Kurze Erläuterung
Als im Februar 1848 der französische König Louis-Philippe gestürzt und die Republik ausgerufen wurde, brachen auch in verschiedenen Deutschen Staaten Unruhen aus. In Westfalen begann die Revolution mit Protesten der Industrie- und Bergarbeiterschaft sowie Aufständen in den ländlichen Gegenden Südwestfalens. Auch wenn die Leibeigenschaft in Preußen bereits abgeschafft war, war die Bauernschaft immer noch rechtlich von ihren Grundherren abhängig und verpflichtet, Abgaben zu leisten. In verschiedenen Orten Westfalens protestierten im März 1848 Menschen aus der Landwirtschaft gegen ihre Grundherren, forderten mehr Rechte oder die Wiederherstellung alter Rechte.

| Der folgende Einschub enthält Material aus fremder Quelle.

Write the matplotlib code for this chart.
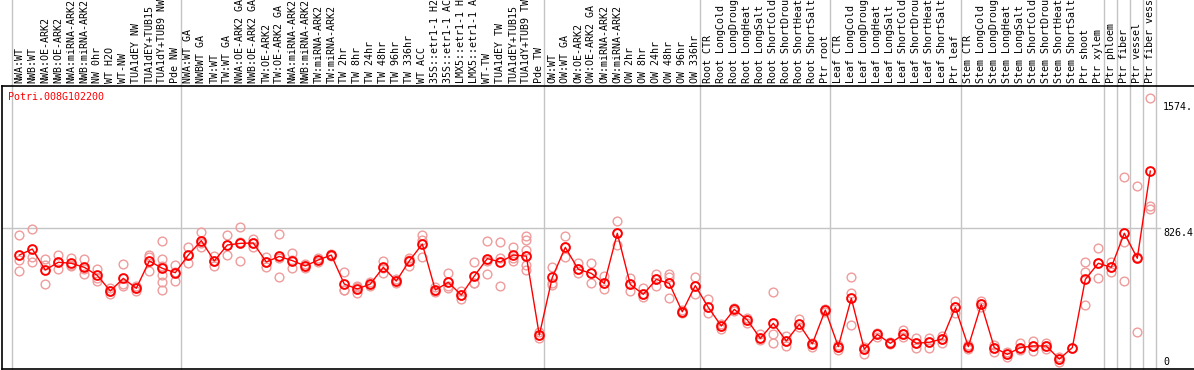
import matplotlib
matplotlib.use("Agg")
import matplotlib.pyplot as plt
from matplotlib.transforms import blended_transform_factory

labels = [
    "NWA:WT", "NWB:WT", "NWA:OE-ARK2", "NWB:OE-ARK2", "NWA:miRNA-ARK2", "NWB:miRNA-ARK2",
    "NW 0hr", "WT H2O", "WT-NW", "TUA1dEY NW", "TUA1dEY+TUB15", "TUA1dY+TUB9 NW", "Pde NW",
    "NWA:WT GA", "NWBWT GA", "TW:WT", "TW:WT GA", "NWA:OE-ARK2 GA", "NWB:OE-ARK2 GA",
    "TW:OE-ARK2", "TW:OE-ARK2 GA", "NWA:miRNA-ARK2", "NWB:miRNA-ARK2", "TW:miRNA-ARK2",
    "TW:miRNA-ARK2", "TW 2hr", "TW 8hr", "TW 24hr", "TW 48hr", "TW 96hr", "TW 336hr",
    "WT ACC", "35S::etr1-1 H2", "35S::etr1-1 AC", "LMX5::etr1-1 H", "LMX5::etr1-1 A",
    "WT-TW", "TUA1dEY TW", "TUA1dEY+TUB15", "TUA1dY+TUB9 TW", "Pde TW",
    "OW:WT", "OW:WT GA", "OW:OE-ARK2", "OW:OE-ARK2 GA", "OW:miRNA-ARK2", "OW:miRNA-ARK2",
    "OW 2hr", "OW 8hr", "OW 24hr", "OW 48hr", "OW 96hr", "OW 336hr",
    "Root CTR", "Root LongCold", "Root LongDroug", "Root LongHeat", "Root LongSalt",
    "Root ShortCold", "Root ShortDrou", "Root ShortHeat", "Root ShortSalt", "Ptr root",
    "Leaf CTR", "Leaf LongCold", "Leaf LongDroug", "Leaf LongHeat", "Leaf LongSalt",
    "Leaf ShortCold", "Leaf ShortDrou", "Leaf ShortHeat", "Leaf ShortSalt", "Ptr leaf",
    "Stem CTR", "Stem LongCold", "Stem LongDroug", "Stem LongHeat", "Stem LongSalt",
    "Stem ShortCold", "Stem ShortDrou", "Stem ShortHeat", "Stem ShortSalt", "Ptr shoot",
    "Ptr xylem", "Ptr phloem", "Ptr fiber", "Ptr vessel", "Ptr fiber vess",
]

means = [
    665, 701, 576, 622, 616, 592, 544, 451, 526, 467, 630, 586, 560,
    665, 751, 630, 725, 735, 737, 624, 657, 632, 600, 636, 665, 492, 463, 492,
    592, 510, 630, 731, 457, 502, 427, 540, 644, 624, 665, 659, 188,
    532, 711, 580, 556, 496, 795, 490, 431, 520, 496, 327, 483,
    353, 242, 341, 278, 168, 258, 153, 252, 135, 337,
    119, 407, 103, 192, 139, 192, 139, 145, 165, 353,
    119, 371, 113, 73, 113, 123, 123, 45, 113, 520,
    616, 592, 795, 646, 1166,
]

replicates = [
    [785, 636, 570], [820, 651, 626], [640, 606, 492], [665, 622, 580],
    [646, 606, 600], [644, 580, 552], [582, 526, 512], [467, 451, 433],
    [610, 490, 481], [481, 467, 453], [665, 655, 570], [749, 642, 600, 546, 502, 457],
    [606, 564, 510],
    [715, 665, 616], [800, 740, 715], [661, 628, 602], [785, 725, 665],
    [830, 745, 630], [761, 737, 715], [651, 624, 596], [791, 648, 532],
    [675, 634, 586], [610, 600, 590], [646, 636, 626], [670, 665, 660],
    [562, 457, 457], [479, 473, 437], [506, 492, 480], [630, 586, 560],
    [520, 510, 496], [650, 638, 602], [785, 755, 651], [476, 452, 443],
    [556, 483, 467], [453, 427, 401], [622, 500, 496], [751, 630, 552],
    [741, 646, 481], [715, 650, 630], [779, 755, 695, 660, 606, 576], [208, 188, 168],
    [592, 500, 486], [779, 711, 655], [616, 580, 556], [616, 556, 496],
    [540, 496, 461], [868, 795, 725], [526, 490, 451], [467, 431, 413],
    [552, 520, 481], [552, 536, 407], [337, 327, 321], [532, 483, 431],
    [401, 353, 318], [254, 242, 224], [347, 341, 334], [288, 278, 262],
    [192, 168, 158], [443, 192, 143], [184, 153, 125], [284, 252, 238],
    [143, 135, 119], [341, 337, 327],
    [129, 119, 99], [532, 441, 248], [119, 103, 75], [200, 192, 178],
    [145, 139, 133], [218, 192, 175], [169, 139, 113], [173, 145, 113],
    [185, 165, 139], [391, 353, 322],
    [129, 119, 103], [391, 371, 357], [129, 113, 89], [89, 73, 59],
    [139, 113, 99], [155, 123, 95], [139, 123, 103], [59, 45, 29],
    [113], [622, 562, 367],
    [705, 616, 526], [622, 592, 562], [1129, 745, 512], [1079, 655, 204],
    [1600, 958, 942],
]

gene_name = "Potri.008G102200"
axis_values = [1574, 826.4, 0]
axis_texts = ["1574.", "826.4", "0"]
group_ends = [12, 40, 52, 62, 72, 83, 84, 85, 86, 87]

W, H = 1194, 370
fig = plt.figure(figsize=(W / 100, H / 100), dpi=100)
ax_left, ax_top, ax_bottom = 2, 86, 369
ax = fig.add_axes([ax_left / W, 1 - ax_bottom / H, 1 - ax_left / W, (ax_bottom - ax_top) / H])

x0_px, dx_px = 19.3, 13.0
ax.set_xlim((ax_left - x0_px) / dx_px, (W - x0_px) / dx_px)
scale = 0.1677
y0_px = 366.6
ax.set_ylim((y0_px - ax_bottom) / scale, (y0_px - ax_top) / scale)

mono = "DejaVu Sans Mono"
ax_h_px = ax_bottom - ax_top
top_ext = 1 + ax_top / ax_h_px

# vertical separators
for g in [-1] + group_ends:
    ax.axvline(g + 0.4, ymin=0, ymax=top_ext, color="#c4c4c4", lw=1, clip_on=False, zorder=0)

# horizontal grid at 826.4
ax.plot([(ax_left - x0_px) / dx_px, (1160 - x0_px) / dx_px], [826.4, 826.4],
        color="#c4c4c4", lw=1, zorder=0)

xs = list(range(len(means)))
for i, reps in enumerate(replicates):
    ax.plot([i] * len(reps), reps, linestyle="none", marker="o", markersize=6.3,
            markerfacecolor="none", markeredgecolor="#ef9b9b", markeredgewidth=1.0, zorder=2)
ax.plot(xs, means, color="#ff0000", lw=1.0, zorder=3)
ax.plot(xs, means, linestyle="none", marker="o", markersize=6.3, markerfacecolor="none",
        markeredgecolor="#ff0000", markeredgewidth=1.4, zorder=4)

# top labels
trans = blended_transform_factory(ax.transData, ax.transAxes)
for i, lab in enumerate(labels):
    ax.text(i, 1 + 3 / ax_h_px, lab, rotation=90, ha="center", va="bottom",
            fontsize=7.2, family=mono, transform=trans, clip_on=False)

fig.text(8 / W, 1 - 97 / H, gene_name, color="#ff0000", fontsize=7.2, family=mono,
         ha="left", va="center")
label_px = [107, 232.7, 361.7]
for t, py in zip(axis_texts, label_px):
    fig.text(1163 / W, 1 - py / H, t, fontsize=7.2, family=mono, ha="left", va="center")

ax.set_xticks([])
ax.set_yticks([])
for s in ["left", "top", "bottom"]:
    ax.spines[s].set_color("black")
    ax.spines[s].set_linewidth(1.2)
ax.spines["right"].set_visible(False)

fig.savefig("out.png", dpi=100)
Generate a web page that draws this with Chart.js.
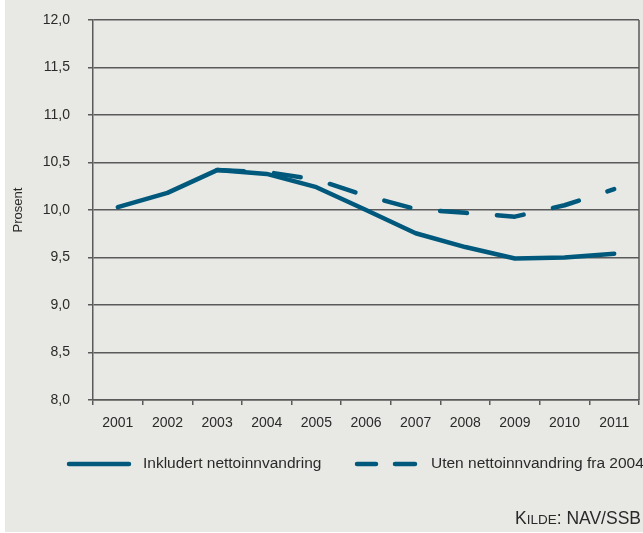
<!DOCTYPE html>
<html>
<head>
<meta charset="utf-8">
<script src="https://cdn.jsdelivr.net/npm/chart.js@4/dist/chart.umd.min.js"></script>
<style>
  html, body { margin: 0; padding: 0; background: #ffffff; }
  #wrap { width: 643px; height: 533px; position: relative; }
</style>
</head>
<body>
<div id="wrap"><canvas id="c" width="643" height="533"></canvas></div>
<script>
const categories = ['2001','2002','2003','2004','2005','2006','2007','2008','2009','2010','2011'];
const inkludert = [10.03, 10.18, 10.42, 10.38, 10.24, 10.00, 9.755, 9.61, 9.49, 9.50, 9.54];
const uten = [null, null, 10.42, 10.40, 10.32, 10.15, 10.01, 9.97, 9.93, 10.05, 10.22];
const seriesNames = ['Inkludert nettoinnvandring', 'Uten nettoinnvandring fra 2004'];
const yAxisTitle = 'Prosent';
const sourceText = ['K', 'ILDE', ': NAV/SSB'];

const LINE = '#00597c';
const GRID = '#5a5a5a';
const TEXT = '#2a2a2a';
const FONT = "'Liberation Sans', Arial, sans-serif";

const bgPlugin = {
  id: 'bg',
  beforeDraw(chart) {
    const ctx = chart.ctx;
    ctx.save();
    ctx.fillStyle = '#ffffff';
    ctx.fillRect(0, 0, chart.width, chart.height);
    ctx.fillStyle = '#e8e9e4';
    ctx.fillRect(5, 0, chart.width - 5, 532);
    ctx.restore();
  },
  afterDraw(chart) {
    const ctx = chart.ctx;
    const a = chart.chartArea;
    ctx.save();
    // right frame line
    ctx.strokeStyle = GRID;
    ctx.lineWidth = 1.5;
    ctx.beginPath();
    ctx.moveTo(a.right, a.top);
    ctx.lineTo(a.right, a.bottom);
    ctx.stroke();

    // legend
    const ds = chart.data.datasets;
    const ly = 464;
    ctx.lineCap = 'round';
    ctx.strokeStyle = ds[0].borderColor;
    ctx.lineWidth = ds[0].borderWidth;
    ctx.setLineDash([]);
    ctx.beginPath(); ctx.moveTo(69, ly); ctx.lineTo(129, ly); ctx.stroke();
    ctx.strokeStyle = ds[1].borderColor;
    ctx.lineWidth = ds[1].borderWidth;
    ctx.beginPath(); ctx.moveTo(357, ly); ctx.lineTo(376, ly); ctx.stroke();
    ctx.beginPath(); ctx.moveTo(395, ly); ctx.lineTo(415, ly); ctx.stroke();

    ctx.fillStyle = TEXT;
    ctx.font = '15.5px ' + FONT;
    ctx.textBaseline = 'middle';
    ctx.textAlign = 'left';
    ctx.fillText(ds[0].label, 143, ly);
    ctx.fillText(ds[1].label, 431, ly);

    // source (small caps)
    ctx.textBaseline = 'alphabetic';
    const big = '17.5px ' + FONT, small = '13.5px ' + FONT;
    ctx.font = big; const w1 = ctx.measureText(sourceText[0]).width;
    ctx.font = small; const w2 = ctx.measureText(sourceText[1]).width;
    ctx.font = big; const w3 = ctx.measureText(sourceText[2]).width;
    let x = 641 - (w1 + w2 + w3);
    const by = 524;
    ctx.font = big; ctx.fillText(sourceText[0], x, by); x += w1;
    ctx.font = small; ctx.fillText(sourceText[1], x, by); x += w2;
    ctx.font = big; ctx.fillText(sourceText[2], x, by);
    ctx.restore();
  }
};

new Chart(document.getElementById('c'), {
  type: 'line',
  data: {
    labels: categories,
    datasets: [
      {
        label: seriesNames[0],
        data: inkludert,
        borderColor: LINE,
        borderWidth: 4.5,
        borderCapStyle: 'round',
        borderJoinStyle: 'round',
        pointRadius: 0,
        tension: 0,
        fill: false
      },
      {
        label: seriesNames[1],
        data: uten,
        borderColor: LINE,
        borderWidth: 4.5,
        borderDash: [27, 30],
        borderCapStyle: 'round',
        borderJoinStyle: 'round',
        pointRadius: 0,
        tension: 0,
        fill: false,
        spanGaps: false
      }
    ]
  },
  options: {
    responsive: false,
    animation: false,
    devicePixelRatio: 1,
    layout: { padding: { left: 0, right: 4, top: 20, bottom: 93 } },
    plugins: {
      legend: { display: false },
      tooltip: { enabled: false }
    },
    scales: {
      x: {
        offset: true,
        grid: {
          offset: true,
          drawOnChartArea: false,
          drawTicks: true,
          tickLength: 5,
          color: GRID,
          lineWidth: 1.5
        },
        border: { display: true, color: GRID, width: 1.5 },
        ticks: {
          color: TEXT,
          font: { family: FONT, size: 14 },
          padding: 10,
          maxRotation: 0,
          autoSkip: false
        },
        afterFit(scale) { scale.height = 40; scale.paddingLeft = 0; scale.paddingRight = 0; }
      },
      y: {
        min: 8,
        max: 12,
        grid: {
          color: GRID,
          lineWidth: 1.5,
          drawTicks: true,
          tickLength: 5
        },
        border: { display: true, color: GRID, width: 1.5 },
        ticks: {
          stepSize: 0.5,
          color: TEXT,
          font: { family: FONT, size: 14 },
          padding: 18,
          callback: (v) => Number(v).toFixed(1).replace('.', ',')
        },
        title: {
          display: true,
          text: yAxisTitle,
          color: TEXT,
          font: { family: FONT, size: 13 },
          padding: { top: 11, bottom: 0 }
        },
        afterFit(scale) { scale.width = 93; scale.paddingTop = 0; scale.paddingBottom = 0; }
      }
    }
  },
  plugins: [bgPlugin]
});
</script>
</body>
</html>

Dabei ging es vor allem um die Nutzung von Wäldern oder die Abgaben an den Grundherren.
Die Demonstrierenden zogen vor die Wohnsitze der adeligen Grundherren oder ihrer Verwalter. Sie drohten an manchen Orten, die Herren zu lynchen oder vertrieben sie mit Gewalt. In manchen Fällen machten die Grundherren Zugeständnisse, in anderen Fällen beruhigte sich die Lage erst, als Militär und Bürgerwehren eingesetzt wurden.
Die einzige überlieferte Abbildung eines ländlichen Aufstandes ist eine Karikatur, die sich auf Unruhen im Hickengrund im Siegerland bezieht. Der Aufstand soll dadurch ausgelöst worden sein, dass der Amtmann „einer der Dorfschönen zu nahe getreten“ sei. Das Bild zeigt eine Menge mit landwirtschaftlichen Geräten bewaffnete Bauern, die Obrigkeiten (Amtmann und Polizist) gegenüberstehen und fordern: „Wir wollen ihn (den Amtmann) nicht mehr haben. Wir können ihn nicht mehr brauchen. Er muss weg.“
Relevanz des Materials
Anhand der Karikatur lässt sich das Verhältnis der Landbevölkerung zu den Grundherren erarbeiten. Mithilfe einer Bildbeschreibung lassen sich hier zwei konträre Gruppen erkennen. Die Gruppe rechts soll die Obrigkeiten darstellen (u.a. den Polizisten und den Amtmann). Die linke Gruppe stellt die Bauernschaft dar, die durch die dargestellten Bewegungen und die Bewaffnung mit landwirtschaftlichem Gerät deutlich aktiver wirken. Die Bildunterschrift unterstützt die Aussage der Zeichnung, dass sich hier die Landbevölkerung wehrt und mehr Rechte einfordert. Interessant ist hier aber auch die mögliche Zielgruppe: Die Landbevölkerung war zu der Entstehungszeit der Karikatur weitgehend noch nicht alphabetisiert, die Zeichnung richtet sich daher eher an Mitglieder der Obrigkeit. Die Bauernschaft wird somit als Gefahr dargestellt, der man, wie die rechte Gruppe der Karikatur, machtlos ausgeliefert ist.